#### Dataset extract ####
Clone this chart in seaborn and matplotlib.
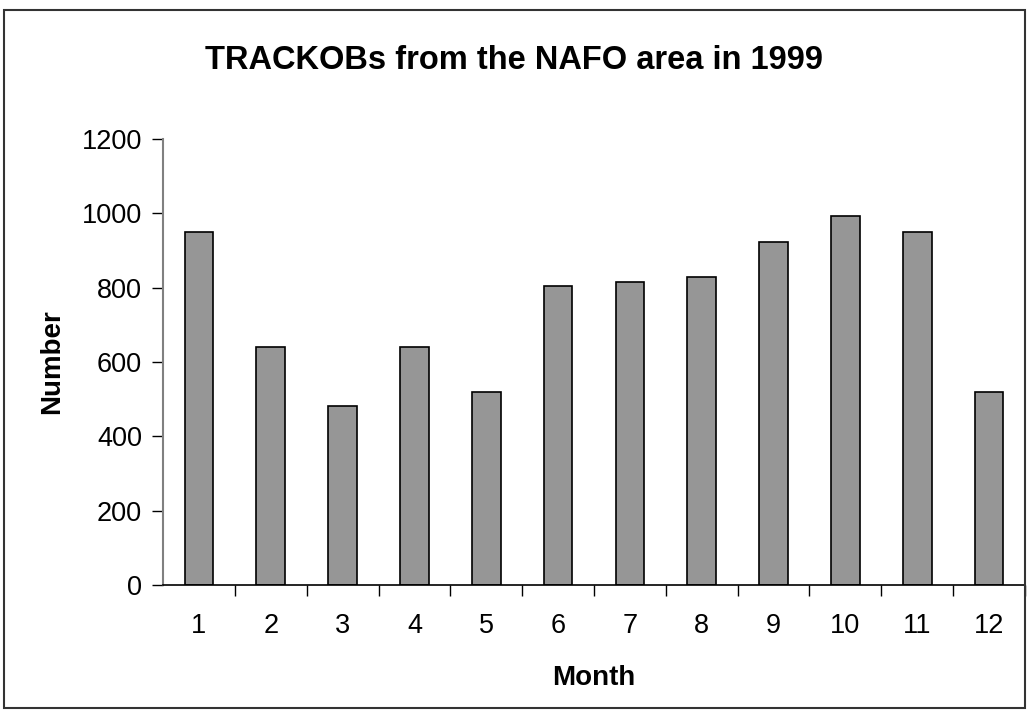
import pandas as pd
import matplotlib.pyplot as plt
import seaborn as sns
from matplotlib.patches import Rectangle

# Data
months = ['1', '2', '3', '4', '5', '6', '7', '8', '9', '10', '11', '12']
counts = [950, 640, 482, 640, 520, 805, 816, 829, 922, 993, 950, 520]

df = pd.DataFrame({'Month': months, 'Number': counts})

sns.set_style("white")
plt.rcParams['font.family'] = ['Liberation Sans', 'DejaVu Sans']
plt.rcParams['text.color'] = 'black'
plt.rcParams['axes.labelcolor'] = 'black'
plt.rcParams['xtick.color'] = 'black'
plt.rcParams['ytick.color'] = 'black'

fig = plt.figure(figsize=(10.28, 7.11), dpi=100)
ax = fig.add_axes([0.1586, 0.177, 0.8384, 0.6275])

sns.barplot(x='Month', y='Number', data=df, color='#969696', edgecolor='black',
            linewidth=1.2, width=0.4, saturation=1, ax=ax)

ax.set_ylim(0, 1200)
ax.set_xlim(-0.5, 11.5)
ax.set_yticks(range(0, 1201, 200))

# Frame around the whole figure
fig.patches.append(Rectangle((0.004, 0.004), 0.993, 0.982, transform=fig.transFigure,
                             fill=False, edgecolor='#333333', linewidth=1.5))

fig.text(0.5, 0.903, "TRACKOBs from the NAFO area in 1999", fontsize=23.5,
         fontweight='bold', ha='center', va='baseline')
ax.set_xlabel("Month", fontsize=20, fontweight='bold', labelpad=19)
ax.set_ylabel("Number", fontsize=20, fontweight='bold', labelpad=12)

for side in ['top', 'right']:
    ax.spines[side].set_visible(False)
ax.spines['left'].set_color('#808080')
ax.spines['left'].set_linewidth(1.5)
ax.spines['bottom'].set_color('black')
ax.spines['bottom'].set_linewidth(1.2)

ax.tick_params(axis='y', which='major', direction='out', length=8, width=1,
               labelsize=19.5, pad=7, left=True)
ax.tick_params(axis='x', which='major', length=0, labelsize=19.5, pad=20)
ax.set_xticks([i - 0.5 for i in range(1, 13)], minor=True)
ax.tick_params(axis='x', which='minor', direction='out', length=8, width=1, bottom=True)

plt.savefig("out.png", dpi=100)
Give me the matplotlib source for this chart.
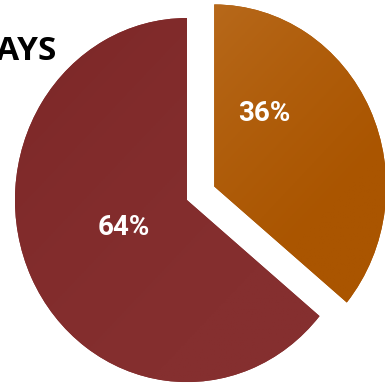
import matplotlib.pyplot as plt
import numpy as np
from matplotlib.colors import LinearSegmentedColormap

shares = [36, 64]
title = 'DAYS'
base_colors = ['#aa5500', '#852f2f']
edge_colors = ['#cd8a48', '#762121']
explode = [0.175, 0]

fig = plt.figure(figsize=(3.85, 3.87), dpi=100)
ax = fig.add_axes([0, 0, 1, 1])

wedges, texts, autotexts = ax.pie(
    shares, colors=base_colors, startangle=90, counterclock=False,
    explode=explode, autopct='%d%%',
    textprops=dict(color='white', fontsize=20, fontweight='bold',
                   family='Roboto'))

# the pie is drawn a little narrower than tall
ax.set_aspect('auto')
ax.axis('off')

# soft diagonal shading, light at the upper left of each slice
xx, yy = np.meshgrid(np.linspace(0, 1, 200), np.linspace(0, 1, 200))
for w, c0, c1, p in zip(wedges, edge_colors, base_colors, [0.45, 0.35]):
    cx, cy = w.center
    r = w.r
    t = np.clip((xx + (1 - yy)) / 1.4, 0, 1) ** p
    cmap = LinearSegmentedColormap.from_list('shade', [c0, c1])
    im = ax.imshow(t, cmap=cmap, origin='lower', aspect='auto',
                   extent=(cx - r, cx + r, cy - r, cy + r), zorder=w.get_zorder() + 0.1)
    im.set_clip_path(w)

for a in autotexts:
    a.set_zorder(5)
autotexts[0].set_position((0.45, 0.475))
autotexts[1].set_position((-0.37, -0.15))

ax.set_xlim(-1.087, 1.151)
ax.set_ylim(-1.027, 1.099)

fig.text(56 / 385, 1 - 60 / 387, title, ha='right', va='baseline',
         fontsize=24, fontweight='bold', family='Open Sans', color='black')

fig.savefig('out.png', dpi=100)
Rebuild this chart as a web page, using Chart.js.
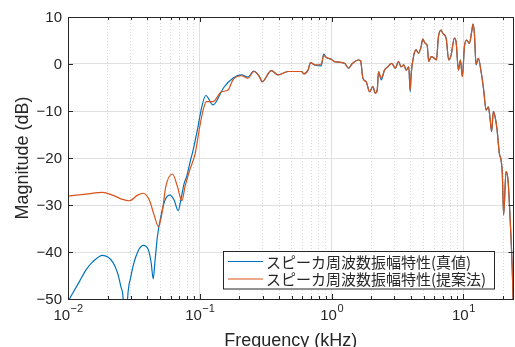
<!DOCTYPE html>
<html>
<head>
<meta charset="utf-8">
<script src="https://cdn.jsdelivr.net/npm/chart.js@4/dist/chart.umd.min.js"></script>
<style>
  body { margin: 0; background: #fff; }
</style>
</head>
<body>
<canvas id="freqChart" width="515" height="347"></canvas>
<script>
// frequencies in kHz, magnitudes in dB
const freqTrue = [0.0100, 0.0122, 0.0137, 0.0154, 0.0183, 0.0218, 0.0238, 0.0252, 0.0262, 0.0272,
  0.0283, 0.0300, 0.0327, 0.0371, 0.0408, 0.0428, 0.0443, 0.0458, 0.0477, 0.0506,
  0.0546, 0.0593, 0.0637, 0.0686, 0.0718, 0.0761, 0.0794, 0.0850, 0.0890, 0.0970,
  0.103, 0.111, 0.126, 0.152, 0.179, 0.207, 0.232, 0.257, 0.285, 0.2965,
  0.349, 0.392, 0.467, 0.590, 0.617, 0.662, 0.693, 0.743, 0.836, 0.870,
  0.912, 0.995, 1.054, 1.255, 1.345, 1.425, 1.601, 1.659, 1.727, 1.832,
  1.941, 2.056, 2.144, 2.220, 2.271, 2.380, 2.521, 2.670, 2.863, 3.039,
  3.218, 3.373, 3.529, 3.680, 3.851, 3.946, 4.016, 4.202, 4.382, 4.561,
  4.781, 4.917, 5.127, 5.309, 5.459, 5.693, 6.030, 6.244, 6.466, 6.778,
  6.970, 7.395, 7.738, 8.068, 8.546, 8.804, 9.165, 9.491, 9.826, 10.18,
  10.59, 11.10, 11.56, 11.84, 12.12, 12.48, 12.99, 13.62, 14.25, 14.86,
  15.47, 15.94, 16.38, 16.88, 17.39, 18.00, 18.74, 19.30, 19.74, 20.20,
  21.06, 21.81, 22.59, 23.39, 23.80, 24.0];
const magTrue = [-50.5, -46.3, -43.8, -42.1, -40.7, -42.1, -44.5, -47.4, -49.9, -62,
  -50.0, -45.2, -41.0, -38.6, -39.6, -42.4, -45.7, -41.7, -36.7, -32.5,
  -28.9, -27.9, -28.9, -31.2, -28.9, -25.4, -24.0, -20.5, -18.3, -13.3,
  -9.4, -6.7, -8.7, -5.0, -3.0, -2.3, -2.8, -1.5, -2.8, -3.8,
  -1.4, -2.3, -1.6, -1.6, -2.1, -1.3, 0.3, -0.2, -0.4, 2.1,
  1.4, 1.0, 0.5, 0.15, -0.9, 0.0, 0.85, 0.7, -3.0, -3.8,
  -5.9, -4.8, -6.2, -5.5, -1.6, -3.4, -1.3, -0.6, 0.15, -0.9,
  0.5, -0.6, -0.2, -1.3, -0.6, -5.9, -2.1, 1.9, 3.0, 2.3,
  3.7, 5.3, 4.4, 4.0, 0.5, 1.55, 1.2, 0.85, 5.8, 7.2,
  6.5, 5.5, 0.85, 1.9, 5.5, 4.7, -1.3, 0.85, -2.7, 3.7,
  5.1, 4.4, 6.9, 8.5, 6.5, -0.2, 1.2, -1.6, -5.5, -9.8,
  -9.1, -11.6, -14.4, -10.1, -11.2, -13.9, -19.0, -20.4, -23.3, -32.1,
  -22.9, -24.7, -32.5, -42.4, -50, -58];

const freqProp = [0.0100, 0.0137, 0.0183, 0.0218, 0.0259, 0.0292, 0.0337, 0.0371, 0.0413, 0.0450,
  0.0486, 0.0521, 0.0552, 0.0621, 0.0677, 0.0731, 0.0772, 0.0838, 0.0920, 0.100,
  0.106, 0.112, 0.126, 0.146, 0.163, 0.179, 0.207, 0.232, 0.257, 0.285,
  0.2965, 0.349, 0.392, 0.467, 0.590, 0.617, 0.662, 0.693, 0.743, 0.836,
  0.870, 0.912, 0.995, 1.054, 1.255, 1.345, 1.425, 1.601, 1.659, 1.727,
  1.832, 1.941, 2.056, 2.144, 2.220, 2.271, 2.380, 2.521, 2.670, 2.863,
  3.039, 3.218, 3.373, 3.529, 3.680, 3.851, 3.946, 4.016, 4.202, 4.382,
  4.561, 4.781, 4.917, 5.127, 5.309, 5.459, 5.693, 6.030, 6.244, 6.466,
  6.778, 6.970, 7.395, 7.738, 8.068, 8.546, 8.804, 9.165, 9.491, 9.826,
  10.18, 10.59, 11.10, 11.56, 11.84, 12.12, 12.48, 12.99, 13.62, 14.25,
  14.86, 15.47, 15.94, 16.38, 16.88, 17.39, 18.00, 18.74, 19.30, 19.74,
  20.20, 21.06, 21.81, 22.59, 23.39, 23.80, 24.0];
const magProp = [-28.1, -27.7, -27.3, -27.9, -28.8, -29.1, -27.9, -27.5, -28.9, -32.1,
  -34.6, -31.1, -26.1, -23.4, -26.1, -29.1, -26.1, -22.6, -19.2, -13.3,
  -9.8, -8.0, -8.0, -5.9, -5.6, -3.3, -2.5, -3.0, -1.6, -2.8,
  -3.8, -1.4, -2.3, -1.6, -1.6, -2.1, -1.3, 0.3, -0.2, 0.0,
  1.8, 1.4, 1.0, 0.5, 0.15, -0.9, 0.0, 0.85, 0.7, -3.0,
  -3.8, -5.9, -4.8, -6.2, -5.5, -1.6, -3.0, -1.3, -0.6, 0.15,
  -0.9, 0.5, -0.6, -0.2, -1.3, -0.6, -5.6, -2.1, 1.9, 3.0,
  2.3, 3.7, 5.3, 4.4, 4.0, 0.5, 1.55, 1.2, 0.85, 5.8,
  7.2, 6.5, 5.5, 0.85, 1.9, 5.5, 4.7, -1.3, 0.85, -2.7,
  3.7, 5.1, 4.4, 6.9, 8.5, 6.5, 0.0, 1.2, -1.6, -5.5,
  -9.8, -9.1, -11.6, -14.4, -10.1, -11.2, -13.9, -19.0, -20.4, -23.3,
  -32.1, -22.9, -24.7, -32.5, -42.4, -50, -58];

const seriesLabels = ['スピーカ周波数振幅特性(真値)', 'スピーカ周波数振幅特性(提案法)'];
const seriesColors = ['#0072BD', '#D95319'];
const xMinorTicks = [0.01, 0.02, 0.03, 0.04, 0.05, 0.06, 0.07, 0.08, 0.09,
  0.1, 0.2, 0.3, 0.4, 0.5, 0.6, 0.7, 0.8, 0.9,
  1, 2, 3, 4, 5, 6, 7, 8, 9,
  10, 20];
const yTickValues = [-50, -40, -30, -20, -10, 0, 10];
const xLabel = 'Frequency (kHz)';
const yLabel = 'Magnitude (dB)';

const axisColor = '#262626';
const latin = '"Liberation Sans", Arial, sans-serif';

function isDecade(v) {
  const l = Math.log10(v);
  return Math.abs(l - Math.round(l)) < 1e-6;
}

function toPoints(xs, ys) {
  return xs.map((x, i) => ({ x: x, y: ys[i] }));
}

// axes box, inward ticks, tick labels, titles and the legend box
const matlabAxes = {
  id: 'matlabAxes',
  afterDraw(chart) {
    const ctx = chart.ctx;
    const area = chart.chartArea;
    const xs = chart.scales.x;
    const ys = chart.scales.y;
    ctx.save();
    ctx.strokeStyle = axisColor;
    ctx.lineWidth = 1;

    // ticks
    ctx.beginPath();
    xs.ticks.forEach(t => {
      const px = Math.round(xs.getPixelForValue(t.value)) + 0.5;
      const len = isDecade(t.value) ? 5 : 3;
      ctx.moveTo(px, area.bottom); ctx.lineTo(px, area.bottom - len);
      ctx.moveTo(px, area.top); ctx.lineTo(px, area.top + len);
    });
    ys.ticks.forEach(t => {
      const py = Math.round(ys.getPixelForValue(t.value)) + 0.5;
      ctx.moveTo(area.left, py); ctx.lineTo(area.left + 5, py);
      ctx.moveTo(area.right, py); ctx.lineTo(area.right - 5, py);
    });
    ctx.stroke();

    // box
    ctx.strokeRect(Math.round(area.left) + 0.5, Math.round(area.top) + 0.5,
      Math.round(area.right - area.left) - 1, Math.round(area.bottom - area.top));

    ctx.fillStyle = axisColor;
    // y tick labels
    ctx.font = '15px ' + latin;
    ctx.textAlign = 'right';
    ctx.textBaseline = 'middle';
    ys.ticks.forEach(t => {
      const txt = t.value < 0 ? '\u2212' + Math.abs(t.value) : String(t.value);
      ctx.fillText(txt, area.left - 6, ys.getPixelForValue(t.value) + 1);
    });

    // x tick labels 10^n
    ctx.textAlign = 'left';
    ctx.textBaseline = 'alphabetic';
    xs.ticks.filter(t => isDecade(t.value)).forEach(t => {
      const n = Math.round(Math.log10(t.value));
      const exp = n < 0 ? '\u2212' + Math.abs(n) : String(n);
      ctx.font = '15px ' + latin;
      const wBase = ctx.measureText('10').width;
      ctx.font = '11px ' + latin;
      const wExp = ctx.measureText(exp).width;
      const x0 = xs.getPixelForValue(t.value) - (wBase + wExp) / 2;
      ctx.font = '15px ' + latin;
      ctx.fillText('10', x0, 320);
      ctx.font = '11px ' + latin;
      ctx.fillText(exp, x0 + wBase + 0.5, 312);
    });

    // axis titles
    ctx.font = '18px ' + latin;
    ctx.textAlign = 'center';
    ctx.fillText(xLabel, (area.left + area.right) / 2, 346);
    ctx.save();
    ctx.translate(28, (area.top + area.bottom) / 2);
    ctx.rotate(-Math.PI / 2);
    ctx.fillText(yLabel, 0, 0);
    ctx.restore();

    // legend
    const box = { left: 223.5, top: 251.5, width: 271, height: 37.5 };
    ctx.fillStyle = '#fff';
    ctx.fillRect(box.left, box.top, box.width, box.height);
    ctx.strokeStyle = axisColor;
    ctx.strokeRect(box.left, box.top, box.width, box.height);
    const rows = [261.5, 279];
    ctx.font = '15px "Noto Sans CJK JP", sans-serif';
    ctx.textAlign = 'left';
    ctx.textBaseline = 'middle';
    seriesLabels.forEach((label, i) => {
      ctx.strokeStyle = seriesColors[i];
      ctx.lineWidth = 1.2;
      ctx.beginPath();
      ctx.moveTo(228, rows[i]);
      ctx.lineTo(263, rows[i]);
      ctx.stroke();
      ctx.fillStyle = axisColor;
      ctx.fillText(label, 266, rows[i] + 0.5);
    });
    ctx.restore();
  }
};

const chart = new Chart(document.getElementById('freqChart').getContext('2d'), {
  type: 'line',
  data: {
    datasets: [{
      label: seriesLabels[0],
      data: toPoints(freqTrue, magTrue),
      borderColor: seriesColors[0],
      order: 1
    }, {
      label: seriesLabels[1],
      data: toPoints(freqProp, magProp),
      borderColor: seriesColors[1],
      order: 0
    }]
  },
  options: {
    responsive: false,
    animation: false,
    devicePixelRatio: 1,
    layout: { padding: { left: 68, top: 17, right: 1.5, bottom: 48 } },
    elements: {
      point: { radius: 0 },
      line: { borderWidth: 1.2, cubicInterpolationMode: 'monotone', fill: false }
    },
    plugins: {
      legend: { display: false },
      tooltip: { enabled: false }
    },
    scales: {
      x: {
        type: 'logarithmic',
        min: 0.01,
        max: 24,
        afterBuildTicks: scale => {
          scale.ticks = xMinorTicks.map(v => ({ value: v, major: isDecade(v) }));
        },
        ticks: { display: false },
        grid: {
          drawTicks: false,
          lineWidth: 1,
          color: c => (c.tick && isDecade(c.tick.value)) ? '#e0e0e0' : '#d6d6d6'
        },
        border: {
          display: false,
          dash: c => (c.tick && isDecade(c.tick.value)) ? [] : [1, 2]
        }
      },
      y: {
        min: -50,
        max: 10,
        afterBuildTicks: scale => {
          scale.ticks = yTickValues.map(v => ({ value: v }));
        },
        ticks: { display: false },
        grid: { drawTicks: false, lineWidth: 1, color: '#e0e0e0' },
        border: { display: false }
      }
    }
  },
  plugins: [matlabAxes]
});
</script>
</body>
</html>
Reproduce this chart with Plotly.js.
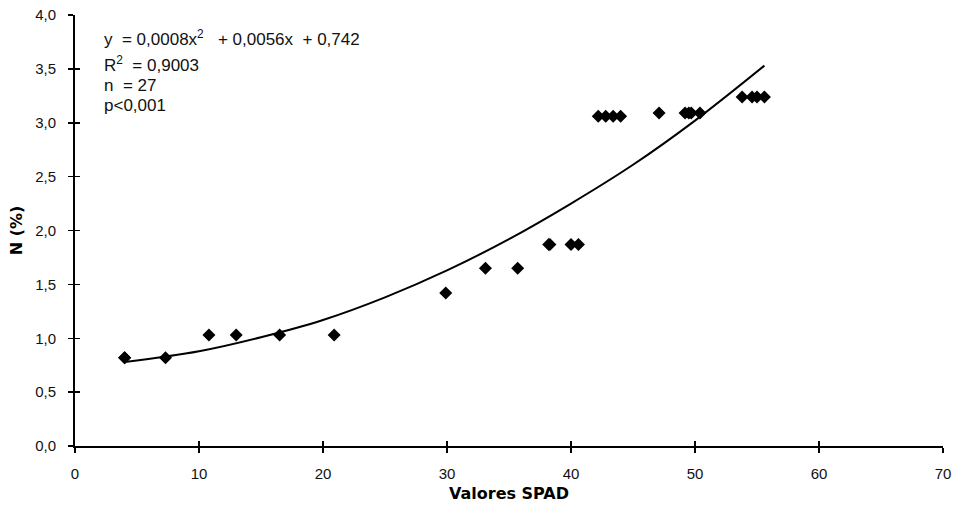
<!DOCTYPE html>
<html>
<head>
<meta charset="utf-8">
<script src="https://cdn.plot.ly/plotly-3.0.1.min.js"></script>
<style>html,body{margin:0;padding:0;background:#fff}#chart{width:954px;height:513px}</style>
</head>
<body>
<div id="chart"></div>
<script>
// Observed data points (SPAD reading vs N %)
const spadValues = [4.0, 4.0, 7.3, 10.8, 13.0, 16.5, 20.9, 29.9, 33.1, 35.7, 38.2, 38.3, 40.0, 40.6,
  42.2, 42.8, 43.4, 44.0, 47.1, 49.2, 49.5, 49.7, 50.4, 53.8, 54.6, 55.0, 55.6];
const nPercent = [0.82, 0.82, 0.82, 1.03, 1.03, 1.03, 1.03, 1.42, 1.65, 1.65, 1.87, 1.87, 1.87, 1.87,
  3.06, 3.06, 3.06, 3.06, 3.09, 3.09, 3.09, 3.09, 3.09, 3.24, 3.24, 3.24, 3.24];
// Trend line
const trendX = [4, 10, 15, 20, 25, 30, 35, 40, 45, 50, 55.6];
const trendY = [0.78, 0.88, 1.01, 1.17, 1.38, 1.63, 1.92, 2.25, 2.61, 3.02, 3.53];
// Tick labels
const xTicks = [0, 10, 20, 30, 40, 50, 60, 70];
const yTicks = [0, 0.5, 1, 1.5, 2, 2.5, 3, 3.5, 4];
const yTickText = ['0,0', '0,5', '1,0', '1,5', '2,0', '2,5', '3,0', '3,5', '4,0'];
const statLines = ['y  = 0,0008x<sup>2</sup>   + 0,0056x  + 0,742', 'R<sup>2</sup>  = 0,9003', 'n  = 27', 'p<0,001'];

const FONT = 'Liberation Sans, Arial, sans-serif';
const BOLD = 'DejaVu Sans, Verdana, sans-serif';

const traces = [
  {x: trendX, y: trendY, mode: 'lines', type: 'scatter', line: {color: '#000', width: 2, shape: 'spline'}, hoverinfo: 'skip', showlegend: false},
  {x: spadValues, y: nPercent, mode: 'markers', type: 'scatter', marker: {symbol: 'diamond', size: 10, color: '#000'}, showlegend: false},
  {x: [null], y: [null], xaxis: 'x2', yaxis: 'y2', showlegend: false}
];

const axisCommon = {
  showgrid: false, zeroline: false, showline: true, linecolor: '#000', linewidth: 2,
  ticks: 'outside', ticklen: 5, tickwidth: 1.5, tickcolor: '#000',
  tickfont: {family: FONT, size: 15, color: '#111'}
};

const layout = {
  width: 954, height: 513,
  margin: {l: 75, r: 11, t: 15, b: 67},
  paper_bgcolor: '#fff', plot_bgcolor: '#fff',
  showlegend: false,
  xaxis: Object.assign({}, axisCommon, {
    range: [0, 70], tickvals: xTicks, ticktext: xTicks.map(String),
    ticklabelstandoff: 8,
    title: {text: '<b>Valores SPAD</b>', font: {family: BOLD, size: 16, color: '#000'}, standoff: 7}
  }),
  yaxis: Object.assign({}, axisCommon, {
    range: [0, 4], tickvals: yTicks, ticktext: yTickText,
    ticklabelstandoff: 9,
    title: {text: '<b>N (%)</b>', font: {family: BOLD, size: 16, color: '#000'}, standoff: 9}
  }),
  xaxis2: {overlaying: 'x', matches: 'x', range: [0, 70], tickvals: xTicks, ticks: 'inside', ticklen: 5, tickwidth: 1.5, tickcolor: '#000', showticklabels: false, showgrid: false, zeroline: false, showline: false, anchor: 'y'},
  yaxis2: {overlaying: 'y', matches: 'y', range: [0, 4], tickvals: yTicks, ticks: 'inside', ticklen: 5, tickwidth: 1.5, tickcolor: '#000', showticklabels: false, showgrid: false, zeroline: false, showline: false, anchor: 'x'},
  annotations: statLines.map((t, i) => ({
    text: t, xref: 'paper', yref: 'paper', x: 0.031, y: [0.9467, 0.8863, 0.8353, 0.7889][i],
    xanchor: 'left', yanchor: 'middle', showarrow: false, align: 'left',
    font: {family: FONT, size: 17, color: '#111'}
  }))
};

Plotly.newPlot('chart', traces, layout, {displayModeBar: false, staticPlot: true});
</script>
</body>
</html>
####
Exercise aim - Write out exactly the lines from the one that has "Give me the matplotlib source for this chart." down to the one that has "ax = fig.add_axes([0, 0, 1, 1])", including both. Pictures stay out of the copy.

Full response -
Give me the matplotlib source for this chart.
import matplotlib.pyplot as plt
import numpy as np
from matplotlib.colors import LinearSegmentedColormap

shares = [36, 64]
title = 'DAYS'
base_colors = ['#aa5500', '#852f2f']
edge_colors = ['#cd8a48', '#762121']
explode = [0.175, 0]

fig = plt.figure(figsize=(3.85, 3.87), dpi=100)
ax = fig.add_axes([0, 0, 1, 1])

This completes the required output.